GOAL> Return each line of the data below exactly, omitting any pictures.
----------------
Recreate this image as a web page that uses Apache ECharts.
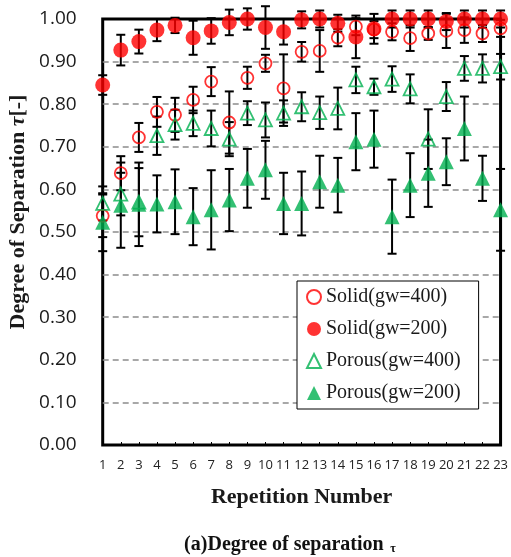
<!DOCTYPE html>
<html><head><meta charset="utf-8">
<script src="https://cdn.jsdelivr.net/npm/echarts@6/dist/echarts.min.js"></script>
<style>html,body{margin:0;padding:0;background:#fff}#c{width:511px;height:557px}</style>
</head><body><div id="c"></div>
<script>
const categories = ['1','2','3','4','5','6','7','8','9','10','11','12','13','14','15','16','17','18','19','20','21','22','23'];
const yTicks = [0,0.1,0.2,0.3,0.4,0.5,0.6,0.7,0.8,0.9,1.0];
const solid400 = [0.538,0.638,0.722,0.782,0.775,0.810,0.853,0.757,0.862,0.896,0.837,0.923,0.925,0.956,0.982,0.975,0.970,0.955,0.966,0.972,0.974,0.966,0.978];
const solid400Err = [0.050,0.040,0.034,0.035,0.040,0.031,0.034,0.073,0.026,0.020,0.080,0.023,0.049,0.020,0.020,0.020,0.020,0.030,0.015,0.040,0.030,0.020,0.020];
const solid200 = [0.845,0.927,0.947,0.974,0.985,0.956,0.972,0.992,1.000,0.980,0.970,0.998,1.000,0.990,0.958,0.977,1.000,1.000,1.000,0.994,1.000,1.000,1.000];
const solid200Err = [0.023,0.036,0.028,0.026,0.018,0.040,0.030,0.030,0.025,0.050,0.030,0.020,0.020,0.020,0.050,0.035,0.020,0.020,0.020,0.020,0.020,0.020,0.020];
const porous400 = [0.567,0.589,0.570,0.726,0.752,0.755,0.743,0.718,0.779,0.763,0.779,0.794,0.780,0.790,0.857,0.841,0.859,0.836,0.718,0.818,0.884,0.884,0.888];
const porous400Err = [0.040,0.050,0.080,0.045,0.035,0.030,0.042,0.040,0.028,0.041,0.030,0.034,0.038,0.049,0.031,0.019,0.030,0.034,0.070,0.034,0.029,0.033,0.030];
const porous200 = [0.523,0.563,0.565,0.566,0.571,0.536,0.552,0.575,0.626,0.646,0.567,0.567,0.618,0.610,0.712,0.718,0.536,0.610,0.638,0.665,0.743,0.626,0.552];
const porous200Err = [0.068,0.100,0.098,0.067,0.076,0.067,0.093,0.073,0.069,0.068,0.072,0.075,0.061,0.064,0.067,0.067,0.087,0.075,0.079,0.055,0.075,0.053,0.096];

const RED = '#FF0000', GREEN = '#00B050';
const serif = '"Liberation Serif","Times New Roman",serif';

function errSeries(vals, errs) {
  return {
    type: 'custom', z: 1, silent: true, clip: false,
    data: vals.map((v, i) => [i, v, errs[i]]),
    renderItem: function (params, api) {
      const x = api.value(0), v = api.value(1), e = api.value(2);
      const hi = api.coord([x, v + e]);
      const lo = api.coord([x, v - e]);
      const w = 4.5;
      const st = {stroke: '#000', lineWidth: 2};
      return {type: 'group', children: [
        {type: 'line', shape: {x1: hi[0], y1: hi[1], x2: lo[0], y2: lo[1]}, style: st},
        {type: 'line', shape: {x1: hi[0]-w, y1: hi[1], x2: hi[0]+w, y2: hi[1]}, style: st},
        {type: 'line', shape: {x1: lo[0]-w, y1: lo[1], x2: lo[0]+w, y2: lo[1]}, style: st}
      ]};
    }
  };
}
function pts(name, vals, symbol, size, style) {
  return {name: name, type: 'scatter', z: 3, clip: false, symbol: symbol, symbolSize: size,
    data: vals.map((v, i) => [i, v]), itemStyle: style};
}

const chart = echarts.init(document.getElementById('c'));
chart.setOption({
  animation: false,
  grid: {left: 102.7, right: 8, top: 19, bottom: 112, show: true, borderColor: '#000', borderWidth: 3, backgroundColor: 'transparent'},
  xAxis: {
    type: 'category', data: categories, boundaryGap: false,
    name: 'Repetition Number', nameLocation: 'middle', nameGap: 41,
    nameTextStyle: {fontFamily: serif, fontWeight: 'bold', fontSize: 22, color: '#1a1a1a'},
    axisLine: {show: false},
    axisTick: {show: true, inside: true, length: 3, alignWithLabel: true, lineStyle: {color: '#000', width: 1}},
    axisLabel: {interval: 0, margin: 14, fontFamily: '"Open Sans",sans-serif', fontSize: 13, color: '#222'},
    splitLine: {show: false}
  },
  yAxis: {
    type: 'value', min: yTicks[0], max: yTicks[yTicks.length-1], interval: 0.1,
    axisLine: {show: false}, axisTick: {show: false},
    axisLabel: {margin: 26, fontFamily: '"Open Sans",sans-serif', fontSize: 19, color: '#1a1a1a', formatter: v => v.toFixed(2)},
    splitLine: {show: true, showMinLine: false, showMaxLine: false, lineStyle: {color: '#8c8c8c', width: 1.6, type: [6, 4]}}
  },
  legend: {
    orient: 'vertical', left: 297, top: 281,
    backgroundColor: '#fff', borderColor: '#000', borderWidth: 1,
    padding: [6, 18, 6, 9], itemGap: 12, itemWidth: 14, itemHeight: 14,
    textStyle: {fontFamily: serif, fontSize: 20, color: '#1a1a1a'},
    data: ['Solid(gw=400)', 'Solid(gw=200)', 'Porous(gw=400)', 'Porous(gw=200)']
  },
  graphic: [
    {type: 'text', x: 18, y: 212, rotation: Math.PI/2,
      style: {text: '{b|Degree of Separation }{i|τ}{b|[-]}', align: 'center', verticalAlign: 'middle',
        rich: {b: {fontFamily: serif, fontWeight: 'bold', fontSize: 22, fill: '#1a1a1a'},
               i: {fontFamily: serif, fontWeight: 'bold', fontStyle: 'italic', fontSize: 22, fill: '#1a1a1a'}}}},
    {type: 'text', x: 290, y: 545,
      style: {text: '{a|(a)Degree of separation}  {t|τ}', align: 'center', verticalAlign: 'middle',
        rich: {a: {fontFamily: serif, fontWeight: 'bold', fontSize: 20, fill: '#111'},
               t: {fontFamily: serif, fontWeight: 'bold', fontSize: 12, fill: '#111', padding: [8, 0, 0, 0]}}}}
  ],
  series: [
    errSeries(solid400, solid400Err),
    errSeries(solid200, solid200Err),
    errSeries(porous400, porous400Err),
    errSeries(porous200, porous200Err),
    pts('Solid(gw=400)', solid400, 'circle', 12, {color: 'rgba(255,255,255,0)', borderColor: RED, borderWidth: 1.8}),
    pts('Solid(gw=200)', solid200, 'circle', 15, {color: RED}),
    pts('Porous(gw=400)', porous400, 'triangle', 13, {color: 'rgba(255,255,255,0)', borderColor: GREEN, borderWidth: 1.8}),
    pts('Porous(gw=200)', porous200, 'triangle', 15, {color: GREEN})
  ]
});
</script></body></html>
----------------
EXPECTED ANSWER>
Recreate this image as a web page that uses Apache ECharts.
<!DOCTYPE html>
<html><head><meta charset="utf-8">
<script src="https://cdn.jsdelivr.net/npm/echarts@6/dist/echarts.min.js"></script>
<style>html,body{margin:0;padding:0;background:#fff}#c{width:511px;height:557px}</style>
</head><body><div id="c"></div>
<script>
const categories = ['1','2','3','4','5','6','7','8','9','10','11','12','13','14','15','16','17','18','19','20','21','22','23'];
const yTicks = [0,0.1,0.2,0.3,0.4,0.5,0.6,0.7,0.8,0.9,1.0];
const solid400 = [0.538,0.638,0.722,0.782,0.775,0.810,0.853,0.757,0.862,0.896,0.837,0.923,0.925,0.956,0.982,0.975,0.970,0.955,0.966,0.972,0.974,0.966,0.978];
const solid400Err = [0.050,0.040,0.034,0.035,0.040,0.031,0.034,0.073,0.026,0.020,0.080,0.023,0.049,0.020,0.020,0.020,0.020,0.030,0.015,0.040,0.030,0.020,0.020];
const solid200 = [0.845,0.927,0.947,0.974,0.985,0.956,0.972,0.992,1.000,0.980,0.970,0.998,1.000,0.990,0.958,0.977,1.000,1.000,1.000,0.994,1.000,1.000,1.000];
const solid200Err = [0.023,0.036,0.028,0.026,0.018,0.040,0.030,0.030,0.025,0.050,0.030,0.020,0.020,0.020,0.050,0.035,0.020,0.020,0.020,0.020,0.020,0.020,0.020];
const porous400 = [0.567,0.589,0.570,0.726,0.752,0.755,0.743,0.718,0.779,0.763,0.779,0.794,0.780,0.790,0.857,0.841,0.859,0.836,0.718,0.818,0.884,0.884,0.888];
const porous400Err = [0.040,0.050,0.080,0.045,0.035,0.030,0.042,0.040,0.028,0.041,0.030,0.034,0.038,0.049,0.031,0.019,0.030,0.034,0.070,0.034,0.029,0.033,0.030];
const porous200 = [0.523,0.563,0.565,0.566,0.571,0.536,0.552,0.575,0.626,0.646,0.567,0.567,0.618,0.610,0.712,0.718,0.536,0.610,0.638,0.665,0.743,0.626,0.552];
const porous200Err = [0.068,0.100,0.098,0.067,0.076,0.067,0.093,0.073,0.069,0.068,0.072,0.075,0.061,0.064,0.067,0.067,0.087,0.075,0.079,0.055,0.075,0.053,0.096];

const RED = '#FF0000', GREEN = '#00B050';
const serif = '"Liberation Serif","Times New Roman",serif';

function errSeries(vals, errs) {
  return {
    type: 'custom', z: 1, silent: true, clip: false,
    data: vals.map((v, i) => [i, v, errs[i]]),
    renderItem: function (params, api) {
      const x = api.value(0), v = api.value(1), e = api.value(2);
      const hi = api.coord([x, v + e]);
      const lo = api.coord([x, v - e]);
      const w = 4.5;
      const st = {stroke: '#000', lineWidth: 2};
      return {type: 'group', children: [
        {type: 'line', shape: {x1: hi[0], y1: hi[1], x2: lo[0], y2: lo[1]}, style: st},
        {type: 'line', shape: {x1: hi[0]-w, y1: hi[1], x2: hi[0]+w, y2: hi[1]}, style: st},
        {type: 'line', shape: {x1: lo[0]-w, y1: lo[1], x2: lo[0]+w, y2: lo[1]}, style: st}
      ]};
    }
  };
}
function pts(name, vals, symbol, size, style) {
  return {name: name, type: 'scatter', z: 3, clip: false, symbol: symbol, symbolSize: size,
    data: vals.map((v, i) => [i, v]), itemStyle: style};
}

const chart = echarts.init(document.getElementById('c'));
chart.setOption({
  animation: false,
  grid: {left: 102.7, right: 8, top: 19, bottom: 112, show: true, borderColor: '#000', borderWidth: 3, backgroundColor: 'transparent'},
  xAxis: {
    type: 'category', data: categories, boundaryGap: false,
    name: 'Repetition Number', nameLocation: 'middle', nameGap: 41,
    nameTextStyle: {fontFamily: serif, fontWeight: 'bold', fontSize: 22, color: '#1a1a1a'},
    axisLine: {show: false},
    axisTick: {show: true, inside: true, length: 3, alignWithLabel: true, lineStyle: {color: '#000', width: 1}},
    axisLabel: {interval: 0, margin: 14, fontFamily: '"Open Sans",sans-serif', fontSize: 13, color: '#222'},
    splitLine: {show: false}
  },
  yAxis: {
    type: 'value', min: yTicks[0], max: yTicks[yTicks.length-1], interval: 0.1,
    axisLine: {show: false}, axisTick: {show: false},
    axisLabel: {margin: 26, fontFamily: '"Open Sans",sans-serif', fontSize: 19, color: '#1a1a1a', formatter: v => v.toFixed(2)},
    splitLine: {show: true, showMinLine: false, showMaxLine: false, lineStyle: {color: '#8c8c8c', width: 1.6, type: [6, 4]}}
  },
  legend: {
    orient: 'vertical', left: 297, top: 281,
    backgroundColor: '#fff', borderColor: '#000', borderWidth: 1,
    padding: [6, 18, 6, 9], itemGap: 12, itemWidth: 14, itemHeight: 14,
    textStyle: {fontFamily: serif, fontSize: 20, color: '#1a1a1a'},
    data: ['Solid(gw=400)', 'Solid(gw=200)', 'Porous(gw=400)', 'Porous(gw=200)']
  },
  graphic: [
    {type: 'text', x: 18, y: 212, rotation: Math.PI/2,
      style: {text: '{b|Degree of Separation }{i|τ}{b|[-]}', align: 'center', verticalAlign: 'middle',
        rich: {b: {fontFamily: serif, fontWeight: 'bold', fontSize: 22, fill: '#1a1a1a'},
               i: {fontFamily: serif, fontWeight: 'bold', fontStyle: 'italic', fontSize: 22, fill: '#1a1a1a'}}}},
    {type: 'text', x: 290, y: 545,
      style: {text: '{a|(a)Degree of separation}  {t|τ}', align: 'center', verticalAlign: 'middle',
        rich: {a: {fontFamily: serif, fontWeight: 'bold', fontSize: 20, fill: '#111'},
               t: {fontFamily: serif, fontWeight: 'bold', fontSize: 12, fill: '#111', padding: [8, 0, 0, 0]}}}}
  ],
  series: [
    errSeries(solid400, solid400Err),
    errSeries(solid200, solid200Err),
    errSeries(porous400, porous400Err),
    errSeries(porous200, porous200Err),
    pts('Solid(gw=400)', solid400, 'circle', 12, {color: 'rgba(255,255,255,0)', borderColor: RED, borderWidth: 1.8}),
    pts('Solid(gw=200)', solid200, 'circle', 15, {color: RED}),
    pts('Porous(gw=400)', porous400, 'triangle', 13, {color: 'rgba(255,255,255,0)', borderColor: GREEN, borderWidth: 1.8}),
    pts('Porous(gw=200)', porous200, 'triangle', 15, {color: GREEN})
  ]
});
</script></body></html>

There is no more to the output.